# Canyon fodder



## John J (Dec 29, 2007)

I have some canyons on my layout that need finishing. My thought was to split rocks and put them on either side of the road bed.

Well here is my first attempt at spliting rocks.


First I got a set of feathers. 15 to a set I got two sets












then I selected a rock and drilled some holes about 12 inches apart. My mistake was they were not deep enough. Then I drilled holes inbetween the others makeing them 6 inches apart

Note the hammer ontop of the rock. That is what I used to hit the feathers. 










In this picture the holes are too far apart


----------



## Randy Stone (Jan 2, 2008)

JJ 

You need that sheriff in Az that runs the chain gangs to help you out. 

But you got a good start and they'll look real good lining your canyons. 

Randy


----------



## Stan Cedarleaf (Jan 2, 2008)

That's pretty neat, John. The first test proved quite successful.


----------



## pimanjc (Jan 2, 2008)

JJ,
I just read my email. Thanks for alerting me . That method of splitting stones is pretty slick. Good job. 

I look forward to seeing progress in making the canyon.

JimC.


----------



## Dave F (Jan 2, 2008)

WHOOOOOO hoooo.. look at you, you rock splittin' son-uv-a-gun...


----------



## noelw (Jan 2, 2008)

*That's darn neat.. and no blasting matieral out of the county.. 
Now guess i have to get my set of feathers out that was given to me from my Dad before he passed away and see what i can do with some of my bolders we hauled in yr's. ago.
Question J.J. 
How long where your bits & Bit size for your hammer drill? 
Feathers set I have only has four tapered wedges in it.. 
What are the two side pc for? Do you make a hole and insert one on each side and then drive the tapered in to them after i get the hole larger??
Not sure four tapered wedges are enougth for a bolder 4 X 3 X 3 foot long??
Darn I may have to just insert blasting cap in the holes lot easer than trying to drill a bunch of deep holes.*


----------



## Totalwrecker (Feb 26, 2009)

Slick job! 
Now comes the fun part of moving and planting them. 
I think I'd set the smaller one deeper in the ground so it looks like it slid off and left a gap wide enough for your trains... 

More pics! 

John


----------



## Mike Reilley (Jan 2, 2008)

Pretty damn cool JJ....never seen those tools before.


----------



## SE18 (Feb 21, 2008)

Never seen that before; look like fun! I probably would have just heated up the rocks and then doused with ice water, but the split would have been unpredictable.


----------



## Semper Vaporo (Jan 2, 2008)

Posted By Mike Reilley on 19 Apr 2010 12:08 PM 
Pretty damn cool JJ....never seen those tools before. 
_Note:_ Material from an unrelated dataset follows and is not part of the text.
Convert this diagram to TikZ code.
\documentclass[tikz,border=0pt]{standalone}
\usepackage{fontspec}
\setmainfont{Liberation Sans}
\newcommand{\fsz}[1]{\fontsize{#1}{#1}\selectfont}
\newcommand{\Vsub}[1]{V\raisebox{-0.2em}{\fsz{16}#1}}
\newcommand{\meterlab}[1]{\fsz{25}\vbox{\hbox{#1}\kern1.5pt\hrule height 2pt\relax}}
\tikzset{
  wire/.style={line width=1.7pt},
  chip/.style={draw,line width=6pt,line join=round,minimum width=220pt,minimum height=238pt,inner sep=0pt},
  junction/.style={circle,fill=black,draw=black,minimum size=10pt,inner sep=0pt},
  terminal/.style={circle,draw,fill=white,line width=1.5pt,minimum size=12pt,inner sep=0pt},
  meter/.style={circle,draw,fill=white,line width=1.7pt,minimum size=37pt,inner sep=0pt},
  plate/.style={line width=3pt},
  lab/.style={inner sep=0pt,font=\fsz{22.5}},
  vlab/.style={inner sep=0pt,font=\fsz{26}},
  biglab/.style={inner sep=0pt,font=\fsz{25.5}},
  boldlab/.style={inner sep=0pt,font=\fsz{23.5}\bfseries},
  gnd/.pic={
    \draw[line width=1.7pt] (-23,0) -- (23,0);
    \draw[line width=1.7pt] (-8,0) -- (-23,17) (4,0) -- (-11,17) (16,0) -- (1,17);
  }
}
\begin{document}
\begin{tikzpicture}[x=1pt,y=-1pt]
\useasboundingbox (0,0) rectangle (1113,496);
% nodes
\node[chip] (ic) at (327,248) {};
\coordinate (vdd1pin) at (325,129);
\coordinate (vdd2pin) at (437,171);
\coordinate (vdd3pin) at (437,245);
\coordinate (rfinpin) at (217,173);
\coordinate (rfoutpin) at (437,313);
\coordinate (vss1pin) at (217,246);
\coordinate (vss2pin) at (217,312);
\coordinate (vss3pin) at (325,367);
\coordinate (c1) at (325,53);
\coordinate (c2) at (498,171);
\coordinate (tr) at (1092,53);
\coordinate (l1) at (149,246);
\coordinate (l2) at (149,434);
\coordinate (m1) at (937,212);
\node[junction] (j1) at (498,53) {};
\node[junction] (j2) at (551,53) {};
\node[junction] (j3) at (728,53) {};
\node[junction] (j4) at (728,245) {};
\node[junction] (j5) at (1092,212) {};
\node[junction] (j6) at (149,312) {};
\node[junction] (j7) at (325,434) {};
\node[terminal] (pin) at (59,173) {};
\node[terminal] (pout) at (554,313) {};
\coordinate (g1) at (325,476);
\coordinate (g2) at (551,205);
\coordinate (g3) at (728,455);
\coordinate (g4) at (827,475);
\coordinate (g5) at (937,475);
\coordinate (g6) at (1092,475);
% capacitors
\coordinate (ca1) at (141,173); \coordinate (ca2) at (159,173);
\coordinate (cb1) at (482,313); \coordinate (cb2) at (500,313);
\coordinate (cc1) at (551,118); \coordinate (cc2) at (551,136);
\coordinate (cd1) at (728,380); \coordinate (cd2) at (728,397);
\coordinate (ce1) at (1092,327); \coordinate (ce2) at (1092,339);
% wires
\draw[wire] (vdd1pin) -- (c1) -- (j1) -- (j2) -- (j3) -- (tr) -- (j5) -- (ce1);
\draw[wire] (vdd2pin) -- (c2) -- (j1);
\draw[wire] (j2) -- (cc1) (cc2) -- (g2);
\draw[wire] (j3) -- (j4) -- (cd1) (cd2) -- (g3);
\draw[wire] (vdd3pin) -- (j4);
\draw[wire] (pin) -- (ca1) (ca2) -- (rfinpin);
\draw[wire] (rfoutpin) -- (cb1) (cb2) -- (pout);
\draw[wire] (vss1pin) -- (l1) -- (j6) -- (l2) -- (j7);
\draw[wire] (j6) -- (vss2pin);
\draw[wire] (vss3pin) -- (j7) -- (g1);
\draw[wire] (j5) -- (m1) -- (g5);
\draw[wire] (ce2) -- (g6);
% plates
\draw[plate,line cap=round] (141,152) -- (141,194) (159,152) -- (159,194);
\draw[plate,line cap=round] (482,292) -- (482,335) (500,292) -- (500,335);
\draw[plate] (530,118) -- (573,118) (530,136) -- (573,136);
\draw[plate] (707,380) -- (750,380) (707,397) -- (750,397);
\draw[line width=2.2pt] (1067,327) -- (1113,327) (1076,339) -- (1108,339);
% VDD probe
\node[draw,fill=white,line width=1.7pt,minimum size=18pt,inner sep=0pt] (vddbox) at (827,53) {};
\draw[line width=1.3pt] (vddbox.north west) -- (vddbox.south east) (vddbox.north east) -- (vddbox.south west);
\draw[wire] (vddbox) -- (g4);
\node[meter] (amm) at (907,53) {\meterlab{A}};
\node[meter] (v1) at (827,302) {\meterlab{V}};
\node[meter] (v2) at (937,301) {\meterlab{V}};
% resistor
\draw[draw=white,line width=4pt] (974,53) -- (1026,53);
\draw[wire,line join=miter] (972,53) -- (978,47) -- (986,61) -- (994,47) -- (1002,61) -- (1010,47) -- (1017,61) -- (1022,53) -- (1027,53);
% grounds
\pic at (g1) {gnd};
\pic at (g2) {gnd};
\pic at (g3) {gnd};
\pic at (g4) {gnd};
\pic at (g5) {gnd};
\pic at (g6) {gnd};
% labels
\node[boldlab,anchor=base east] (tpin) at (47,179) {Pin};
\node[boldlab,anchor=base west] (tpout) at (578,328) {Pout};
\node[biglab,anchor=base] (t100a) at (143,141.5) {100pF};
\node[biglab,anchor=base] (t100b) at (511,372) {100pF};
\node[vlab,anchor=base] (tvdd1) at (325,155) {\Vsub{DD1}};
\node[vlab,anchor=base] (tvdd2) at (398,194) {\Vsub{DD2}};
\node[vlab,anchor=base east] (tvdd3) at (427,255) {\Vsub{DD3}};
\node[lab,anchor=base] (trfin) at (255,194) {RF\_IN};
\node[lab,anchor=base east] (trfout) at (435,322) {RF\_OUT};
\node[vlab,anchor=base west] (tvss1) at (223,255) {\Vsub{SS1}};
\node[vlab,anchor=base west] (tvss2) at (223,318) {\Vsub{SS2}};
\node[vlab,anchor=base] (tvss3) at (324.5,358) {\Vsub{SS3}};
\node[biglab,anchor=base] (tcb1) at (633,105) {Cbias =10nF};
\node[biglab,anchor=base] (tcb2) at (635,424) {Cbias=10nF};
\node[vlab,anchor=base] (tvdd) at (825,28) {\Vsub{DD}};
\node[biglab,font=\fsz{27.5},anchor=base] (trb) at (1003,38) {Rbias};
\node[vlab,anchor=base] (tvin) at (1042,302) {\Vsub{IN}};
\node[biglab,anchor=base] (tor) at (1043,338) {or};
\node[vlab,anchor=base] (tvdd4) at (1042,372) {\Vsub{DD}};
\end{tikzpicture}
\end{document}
You need to watch "This Old House" and "New Yankee Workshop" more often!


----------



## CCSII (Jan 3, 2008)

You also need to change your name for this forum to "John Henry."


----------



## Gary Armitstead (Jan 2, 2008)

I had both my front and rear yard landscaped about 16-18 years ago using some boulders similar to JJ's. The crew used feathers like JJ found. I was impressed at how well they worked!


----------



## John J (Dec 29, 2007)

In one of the photos you will see a Milwalkee Roto hamer Drill on the ground. The thickness at the point of the wedge may vary 

The Wedge should be about 50% sticking out of the hole. 
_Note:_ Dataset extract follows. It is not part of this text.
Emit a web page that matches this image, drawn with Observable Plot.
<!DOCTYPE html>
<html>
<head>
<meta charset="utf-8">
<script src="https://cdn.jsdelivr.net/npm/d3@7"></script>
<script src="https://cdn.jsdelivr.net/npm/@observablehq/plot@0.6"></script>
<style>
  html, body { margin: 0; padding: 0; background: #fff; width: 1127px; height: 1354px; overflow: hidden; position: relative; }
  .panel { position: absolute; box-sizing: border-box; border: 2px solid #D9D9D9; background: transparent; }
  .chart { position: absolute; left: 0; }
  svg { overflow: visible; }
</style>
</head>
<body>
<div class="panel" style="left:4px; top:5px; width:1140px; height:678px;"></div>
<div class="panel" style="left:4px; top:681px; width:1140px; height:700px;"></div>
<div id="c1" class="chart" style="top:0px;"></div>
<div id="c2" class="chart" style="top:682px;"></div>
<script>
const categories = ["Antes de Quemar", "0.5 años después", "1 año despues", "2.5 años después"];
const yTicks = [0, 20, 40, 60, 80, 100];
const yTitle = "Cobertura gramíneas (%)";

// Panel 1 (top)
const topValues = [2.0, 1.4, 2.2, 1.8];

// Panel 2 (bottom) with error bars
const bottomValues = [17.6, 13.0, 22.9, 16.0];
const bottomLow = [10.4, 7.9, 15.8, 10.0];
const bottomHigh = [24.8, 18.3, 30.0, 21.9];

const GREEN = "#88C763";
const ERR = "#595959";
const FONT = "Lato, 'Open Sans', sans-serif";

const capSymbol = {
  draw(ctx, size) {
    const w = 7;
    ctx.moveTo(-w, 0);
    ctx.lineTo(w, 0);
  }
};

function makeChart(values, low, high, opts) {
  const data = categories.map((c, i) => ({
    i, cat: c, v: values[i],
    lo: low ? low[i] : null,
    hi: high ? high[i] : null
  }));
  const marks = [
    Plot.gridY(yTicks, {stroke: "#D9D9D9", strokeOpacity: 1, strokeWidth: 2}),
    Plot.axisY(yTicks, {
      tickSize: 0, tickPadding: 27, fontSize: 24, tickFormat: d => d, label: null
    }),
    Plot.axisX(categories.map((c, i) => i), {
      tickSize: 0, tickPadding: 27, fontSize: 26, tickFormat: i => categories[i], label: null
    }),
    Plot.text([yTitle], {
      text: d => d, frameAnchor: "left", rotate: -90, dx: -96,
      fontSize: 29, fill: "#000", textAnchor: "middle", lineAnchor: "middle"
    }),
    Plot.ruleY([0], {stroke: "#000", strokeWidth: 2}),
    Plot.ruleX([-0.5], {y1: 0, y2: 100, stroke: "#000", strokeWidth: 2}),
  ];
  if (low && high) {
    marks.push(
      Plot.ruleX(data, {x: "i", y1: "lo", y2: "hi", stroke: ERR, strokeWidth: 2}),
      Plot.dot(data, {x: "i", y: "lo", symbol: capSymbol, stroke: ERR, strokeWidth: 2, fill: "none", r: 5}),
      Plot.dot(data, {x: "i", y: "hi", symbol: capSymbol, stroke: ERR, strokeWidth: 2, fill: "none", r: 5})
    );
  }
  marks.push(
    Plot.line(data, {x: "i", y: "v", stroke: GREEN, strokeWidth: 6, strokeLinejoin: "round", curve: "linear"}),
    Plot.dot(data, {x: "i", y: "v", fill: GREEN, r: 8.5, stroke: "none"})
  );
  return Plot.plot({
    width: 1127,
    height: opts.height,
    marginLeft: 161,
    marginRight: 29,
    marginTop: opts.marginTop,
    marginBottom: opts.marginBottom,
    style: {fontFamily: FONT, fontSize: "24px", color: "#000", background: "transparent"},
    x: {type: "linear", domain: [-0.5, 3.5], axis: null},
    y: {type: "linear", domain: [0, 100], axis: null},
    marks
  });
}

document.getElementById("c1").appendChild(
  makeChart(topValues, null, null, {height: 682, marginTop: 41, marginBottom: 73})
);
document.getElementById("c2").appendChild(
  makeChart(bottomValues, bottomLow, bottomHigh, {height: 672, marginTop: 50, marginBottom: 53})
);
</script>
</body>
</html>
I drilled a 1/2 inch hole about 3 or 4 inches into the rock. I set the feathers in and then inserted the wedge. Make sure it is pointing the way you want to spilt the rock. So if you line of holes is runing north and south You want the wings of the feathers feathers on the East and west side of the hole. The presure form the wedge should be east and west also. Then smack the wedges with a mall like I have.


----------



## John J (Dec 29, 2007)

Posted By Semper Vaporo on 19 Apr 2010 12:32 PM 
Posted By Mike Reilley on 19 Apr 2010 12:08 PM 
Pretty damn cool JJ....never seen those tools before. 
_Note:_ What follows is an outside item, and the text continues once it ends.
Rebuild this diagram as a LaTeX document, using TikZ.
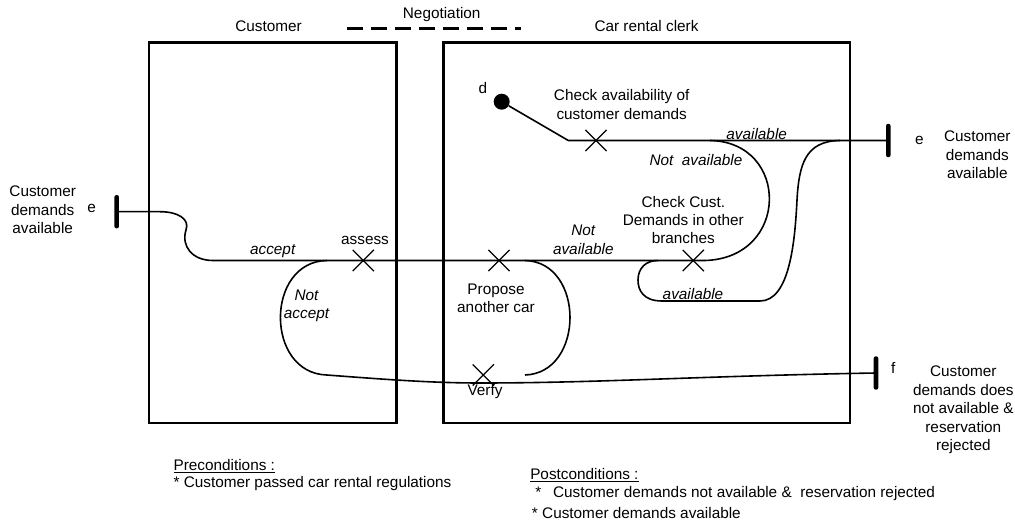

You need to watch "This Old House" and "New Yankee Workshop" more often! 

Awaaaaa Shucks Sempie.







You gave away the source of all my vast knowledge







Those sure were some informative Programs









I never could stand Bob Vilia.







When I watched his programs I kept a 5 gal bucket next to my chair incase I needed to Hurle


----------